Ich weiß das dieser Code völlig unsauber geschrieben ist aber meine Angewohnheit
leider ist "Erst wenn es funktioniert in Teillösungen verteilen" (zumindenst bei
kleinen Programmen...)

Das Ziel ist einfach eine bestimmte Tastatureingabe (definiert in *VK_MY_OP[]*)
zu simulieren. Wie im Beispielcode zu sehen ist wird die "cmd.exe" attacht und
Input an das Programm übergeben. Das *klappt problemlos*. Jedoch wenn ich
nun z.B. auf den normalen Editor wechsle (*HWND hWnd = FindWindow( NULL, "Unbenannt - Editor" );*)
dann passiert nichts.
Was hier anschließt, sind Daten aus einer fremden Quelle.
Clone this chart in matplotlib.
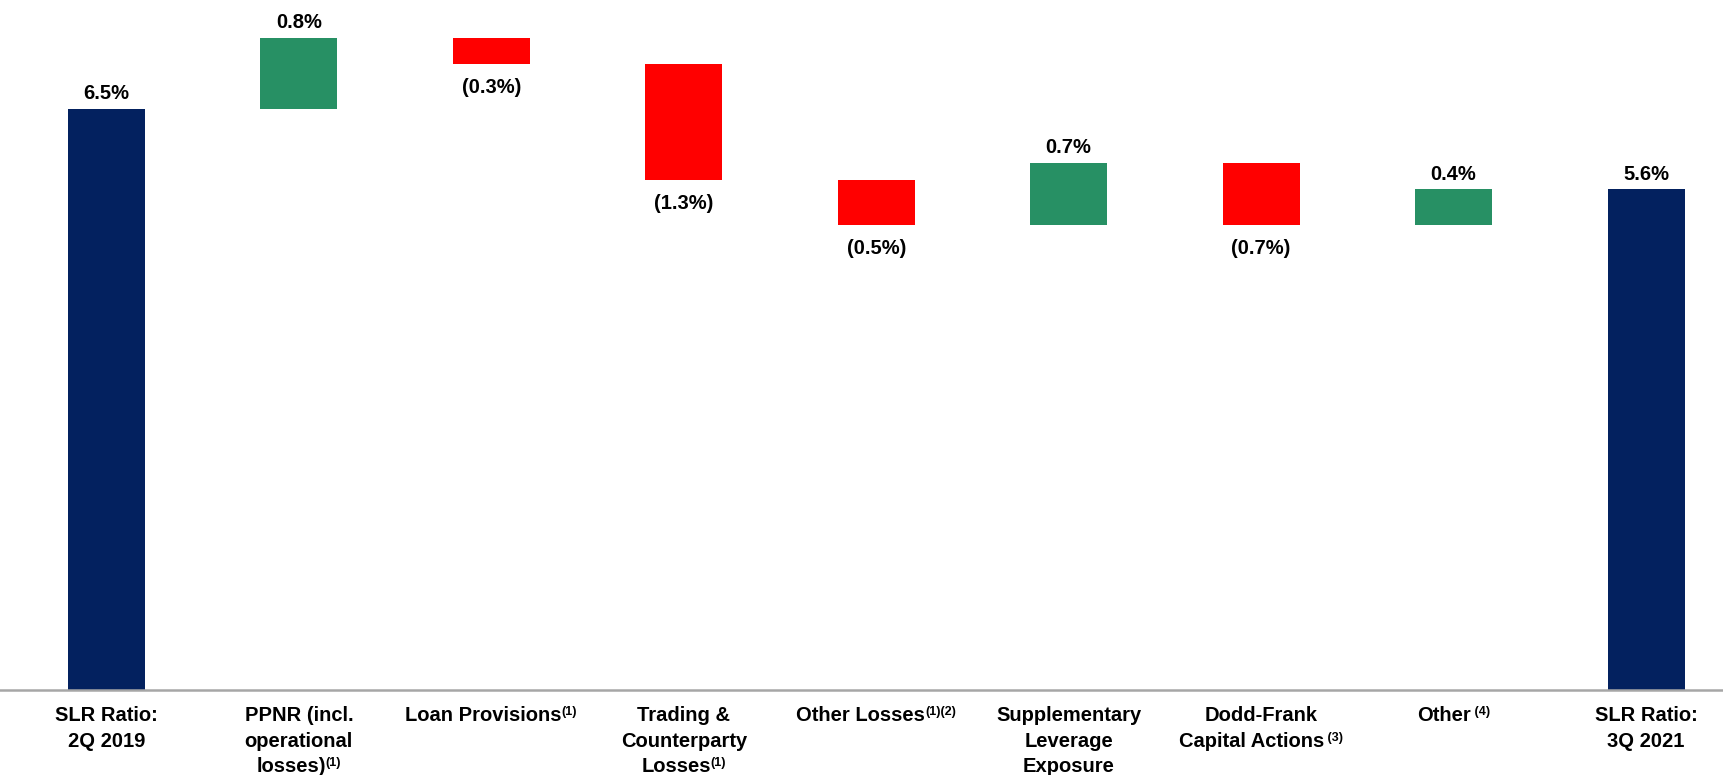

Und bei manchen anderen Programmen funktionierts nur
wenn ich vor jedem einzelnen simulierten Input das Programm manuell entfokusiere
 (irgendein anderes Fenster anklicke) und dann wieder fokusiere.
*
SendInput()* und *keybd_event()* (http://www.tutorials.de/forum/c-c/218748-sendinput.html)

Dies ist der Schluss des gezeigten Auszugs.